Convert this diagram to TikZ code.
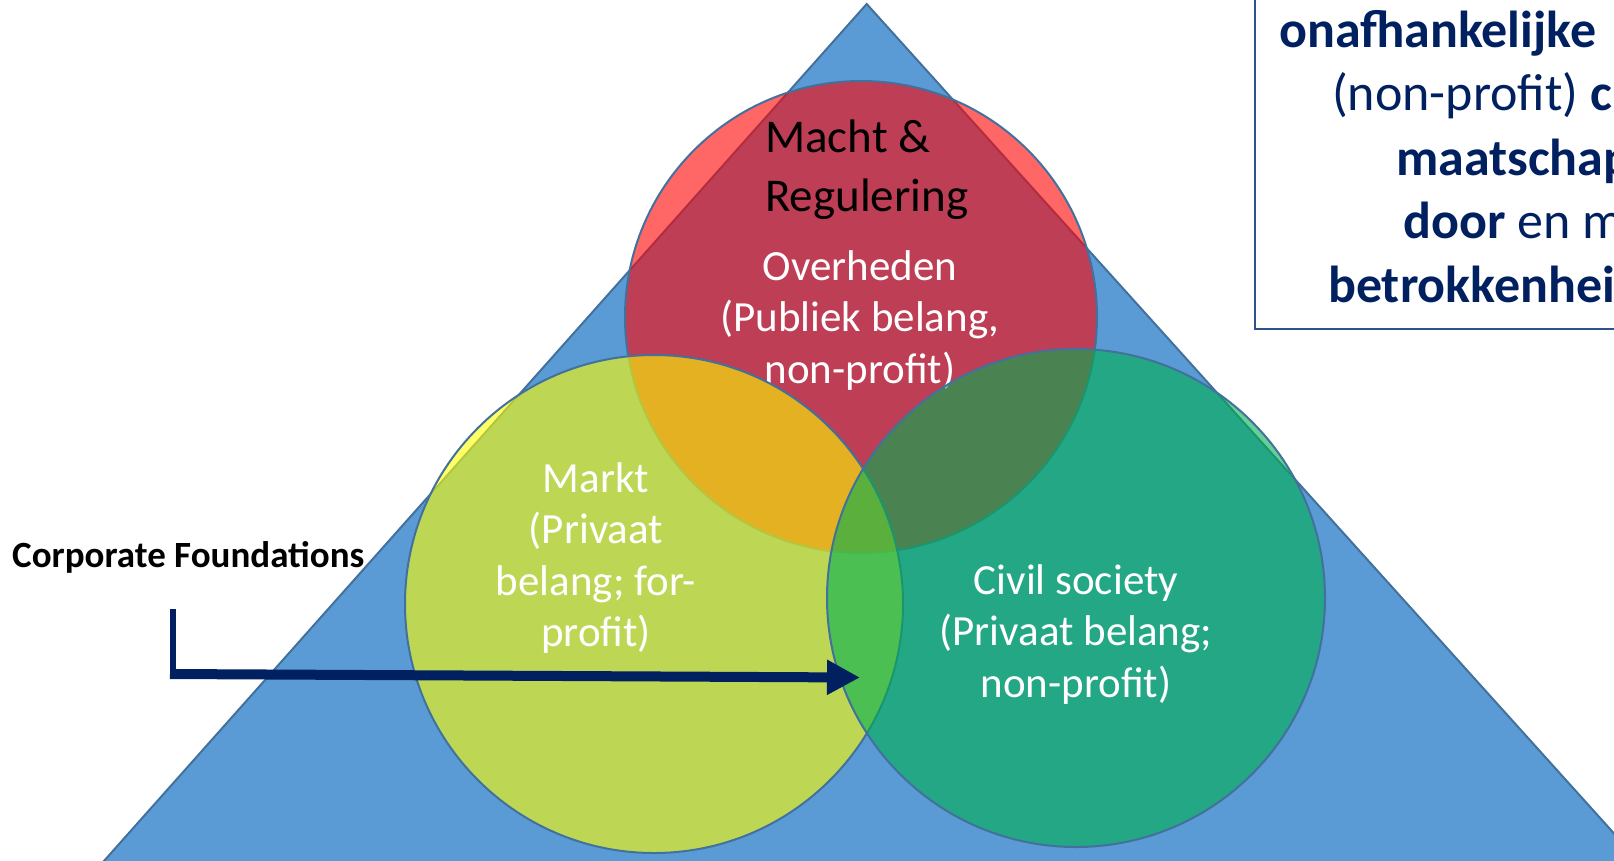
\documentclass[tikz,border=0pt]{standalone}
\usepackage{fontspec}
\setmainfont{Carlito}
\usetikzlibrary{arrows.meta}
\definecolor{triBlue}{HTML}{5B9BD5}
\definecolor{edgeBlue}{HTML}{41719C}
\definecolor{navy}{HTML}{002060}
\definecolor{boxEdge}{HTML}{2F528F}
\definecolor{govRed}{HTML}{FF0000}
\definecolor{mktYellow}{HTML}{FFFF00}
\definecolor{civGreen}{HTML}{00B050}
\begin{document}
\begin{tikzpicture}[x=1pt,y=-1pt,
  circ/.style={draw=edgeBlue, line width=2pt, fill opacity=0.6},
  lbl/.style={text=white, align=center, inner sep=0pt, anchor=base,
              font=\fontsize{43}{51.5}\selectfont},
  boxtxt/.style={text=navy, inner sep=0pt, anchor=base west,
              font=\fontsize{52}{64}\selectfont}]
\useasboundingbox (0,0) rectangle (1614,860);
\clip (0,0) rectangle (1614,860);
\fill[white] (0,0) rectangle (1614,860);
% triangle
\filldraw[fill=triBlue, draw=edgeBlue, line width=2pt]
  (866.7,4) -- (1687.5,915) -- (55.9,915) -- cycle;
% government circle (node anchors at the baseline of the last line)
\path[circ, fill=govRed] (861,317) circle [radius=236pt];
\node[font=\fontsize{47}{59}\selectfont, align=left, anchor=base west, inner sep=0pt]
  (macht) at (765,211.5) {Macht \&\\Regulering};
\node[lbl] (overheden) at (860,383) {Overheden\\(Publiek belang,\\non-profit)};
% market circle
\path[circ, fill=mktYellow] (654,604) circle [radius=249pt];
\node[lbl] (markt) at (596,646.5) {Markt\\(Privaat\\belang; for-\\profit)};
% civil society circle
\path[circ, fill=civGreen] (1076,598) circle [radius=249pt];
\node[lbl] (civil) at (1076,697) {Civil society\\(Privaat belang;\\non-profit)};
% label
\node[font=\bfseries\fontsize{37}{44}\selectfont, anchor=base west, inner sep=0pt]
  (cf) at (12,567) {Corporate Foundations};
% text box
\draw[draw=boxEdge, line width=2pt, fill=white] (1255,-20) rectangle (1700,329);
\node[boxtxt] (b1) at (1279,47) {\bfseries onafhankelijke};
\node[boxtxt] (b2) at (1332,110) {(non-profit) \textbf{c}};
\node[boxtxt] (b3) at (1396,175) {\bfseries maatschap};
\node[boxtxt] (b4) at (1403,238) {\textbf{door} en m};
\node[boxtxt] (b5) at (1328,302) {\bfseries betrokkenhei};
% arrow
\coordinate (vTop) at (173,609);
\coordinate (vBot) at (173,679);
\coordinate (aStart) at (170,674);
\coordinate (aTip) at (860,677.5);
\draw[navy, line width=6pt] (vTop) -- (vBot);
\draw[navy, line width=10pt, -{Triangle[length=33pt,width=33pt]}] (aStart) -- (aTip);
\end{tikzpicture}
\end{document}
**********
* GIVEN TASK *
Copy the listing exactly. Any image in it stays out of the copy.

* EXERCISE ANSWER *
Convert this diagram to TikZ code.
\documentclass[tikz,border=0pt]{standalone}
\usepackage{fontspec}
\setmainfont{Carlito}
\usetikzlibrary{arrows.meta}
\definecolor{triBlue}{HTML}{5B9BD5}
\definecolor{edgeBlue}{HTML}{41719C}
\definecolor{navy}{HTML}{002060}
\definecolor{boxEdge}{HTML}{2F528F}
\definecolor{govRed}{HTML}{FF0000}
\definecolor{mktYellow}{HTML}{FFFF00}
\definecolor{civGreen}{HTML}{00B050}
\begin{document}
\begin{tikzpicture}[x=1pt,y=-1pt,
  circ/.style={draw=edgeBlue, line width=2pt, fill opacity=0.6},
  lbl/.style={text=white, align=center, inner sep=0pt, anchor=base,
              font=\fontsize{43}{51.5}\selectfont},
  boxtxt/.style={text=navy, inner sep=0pt, anchor=base west,
              font=\fontsize{52}{64}\selectfont}]
\useasboundingbox (0,0) rectangle (1614,860);
\clip (0,0) rectangle (1614,860);
\fill[white] (0,0) rectangle (1614,860);
% triangle
\filldraw[fill=triBlue, draw=edgeBlue, line width=2pt]
  (866.7,4) -- (1687.5,915) -- (55.9,915) -- cycle;
% government circle (node anchors at the baseline of the last line)
\path[circ, fill=govRed] (861,317) circle [radius=236pt];
\node[font=\fontsize{47}{59}\selectfont, align=left, anchor=base west, inner sep=0pt]
  (macht) at (765,211.5) {Macht \&\\Regulering};
\node[lbl] (overheden) at (860,383) {Overheden\\(Publiek belang,\\non-profit)};
% market circle
\path[circ, fill=mktYellow] (654,604) circle [radius=249pt];
\node[lbl] (markt) at (596,646.5) {Markt\\(Privaat\\belang; for-\\profit)};
% civil society circle
\path[circ, fill=civGreen] (1076,598) circle [radius=249pt];
\node[lbl] (civil) at (1076,697) {Civil society\\(Privaat belang;\\non-profit)};
% label
\node[font=\bfseries\fontsize{37}{44}\selectfont, anchor=base west, inner sep=0pt]
  (cf) at (12,567) {Corporate Foundations};
% text box
\draw[draw=boxEdge, line width=2pt, fill=white] (1255,-20) rectangle (1700,329);
\node[boxtxt] (b1) at (1279,47) {\bfseries onafhankelijke};
\node[boxtxt] (b2) at (1332,110) {(non-profit) \textbf{c}};
\node[boxtxt] (b3) at (1396,175) {\bfseries maatschap};
\node[boxtxt] (b4) at (1403,238) {\textbf{door} en m};
\node[boxtxt] (b5) at (1328,302) {\bfseries betrokkenhei};
% arrow
\coordinate (vTop) at (173,609);
\coordinate (vBot) at (173,679);
\coordinate (aStart) at (170,674);
\coordinate (aTip) at (860,677.5);
\draw[navy, line width=6pt] (vTop) -- (vBot);
\draw[navy, line width=10pt, -{Triangle[length=33pt,width=33pt]}] (aStart) -- (aTip);
\end{tikzpicture}
\end{document}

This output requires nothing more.